Work to do -
Without the pictures, extract every line from the start of the material to the line containing "1, 0, 1, 0, 1, 0, 1, 1]", both ends included.

Recorded data -
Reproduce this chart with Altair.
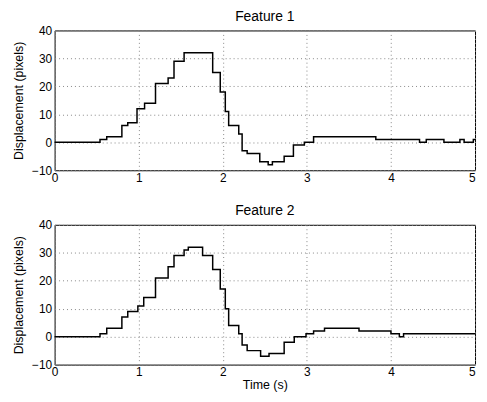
import altair as alt
import pandas as pd

# Feature 1: step change times (s) and displacement values (pixels)
t1 = [0, 0.54, 0.62, 0.80, 0.87, 0.98, 1.07, 1.20, 1.35, 1.42, 1.54, 1.88, 1.97,
      2.03, 2.07, 2.19, 2.23, 2.29, 2.44, 2.54, 2.59, 2.73, 2.84, 2.97, 3.08,
      3.82, 4.34, 4.42, 4.63, 4.82, 4.87, 4.98, 5.0]
v1 = [0, 1, 2, 6, 7, 12, 14, 21, 23, 29, 32, 25, 18,
      11, 6, 3, -3, -4, -7, -8, -7, -5, -1, 0, 2,
      1, 0, 1, 0, 1, 0, 1, 1]

# Feature 2
t2 = [0, 0.54, 0.62, 0.80, 0.87, 0.99, 1.06, 1.20, 1.35, 1.42, 1.54, 1.59, 1.76,
      1.88, 1.97, 2.03, 2.07, 2.19, 2.23, 2.29, 2.45, 2.55, 2.73, 2.85, 2.99,
      3.08, 3.21, 3.62, 4.00, 4.10, 4.15, 5.0]
v2 = [0, 1, 3, 7, 9, 11, 14, 21, 25, 29, 31, 32, 29,
      24, 17, 10, 4, 1, -3, -5, -7, -6, -2, 0, 1,
      2, 3, 2, 1, 0, 1, 1]

x_ticks = [0, 1, 2, 3, 4, 5]
y_ticks = [-10, 0, 10, 20, 30, 40]

FONT = "Liberation Sans"


def panel(t, v, title, xtitle):
    df = pd.DataFrame({"t": t, "v": v})
    axis_kw = dict(
        values=x_ticks, grid=True, ticks=False, domain=False, labelPadding=2,
        labelAlign=alt.ExprRef("datum.value == 5 ? 'right' : 'center'"),
    )
    if xtitle is None:
        x_axis = alt.Axis(title=None, **axis_kw)
    else:
        x_axis = alt.Axis(title=xtitle, titlePadding=1, **axis_kw)
    return alt.Chart(df).mark_line(
        interpolate="step-after", color="black", strokeWidth=1.5
    ).encode(
        x=alt.X("t:Q", scale=alt.Scale(domain=[0, 5], nice=False), axis=x_axis),
        y=alt.Y("v:Q", scale=alt.Scale(domain=[-10, 40], nice=False),
                axis=alt.Axis(values=y_ticks, grid=True, ticks=False, domain=False,
                              labelPadding=3, title="Displacement (pixels)",
                              titlePadding=6)),
    ).properties(
        width=424, height=141,
        title=alt.TitleParams(title, fontSize=14, font=FONT, fontWeight="normal",
                              color="black", offset=1),
    )


top = panel(t1, v1, "Feature 1", None)
bottom = panel(t2, v2, "Feature 2", "Time (s)")

chart = alt.vconcat(top, bottom, spacing=19).properties(
    padding={"left": 4, "top": -1, "right": 0, "bottom": 0}
).configure_view(
    stroke="black", strokeWidth=1
).configure_axis(
    labelFont=FONT, titleFont=FONT, labelFontSize=12, titleFontSize=12.5,
    labelColor="black", titleColor="black", titleFontWeight="normal",
    gridColor="#888888", gridDash=[1, 3], gridWidth=1, gridOpacity=1,
)

chart.save("out.html", embed_options={"renderer": "svg", "actions": False})
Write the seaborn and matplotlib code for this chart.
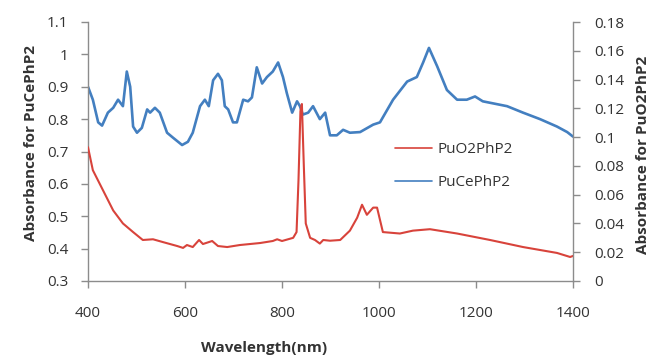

Solution -
Reproduce this chart with Altair.
import altair as alt
import pandas as pd

# Feature 1: step change times (s) and displacement values (pixels)
t1 = [0, 0.54, 0.62, 0.80, 0.87, 0.98, 1.07, 1.20, 1.35, 1.42, 1.54, 1.88, 1.97,
      2.03, 2.07, 2.19, 2.23, 2.29, 2.44, 2.54, 2.59, 2.73, 2.84, 2.97, 3.08,
      3.82, 4.34, 4.42, 4.63, 4.82, 4.87, 4.98, 5.0]
v1 = [0, 1, 2, 6, 7, 12, 14, 21, 23, 29, 32, 25, 18,
      11, 6, 3, -3, -4, -7, -8, -7, -5, -1, 0, 2,
      1, 0, 1, 0, 1, 0, 1, 1]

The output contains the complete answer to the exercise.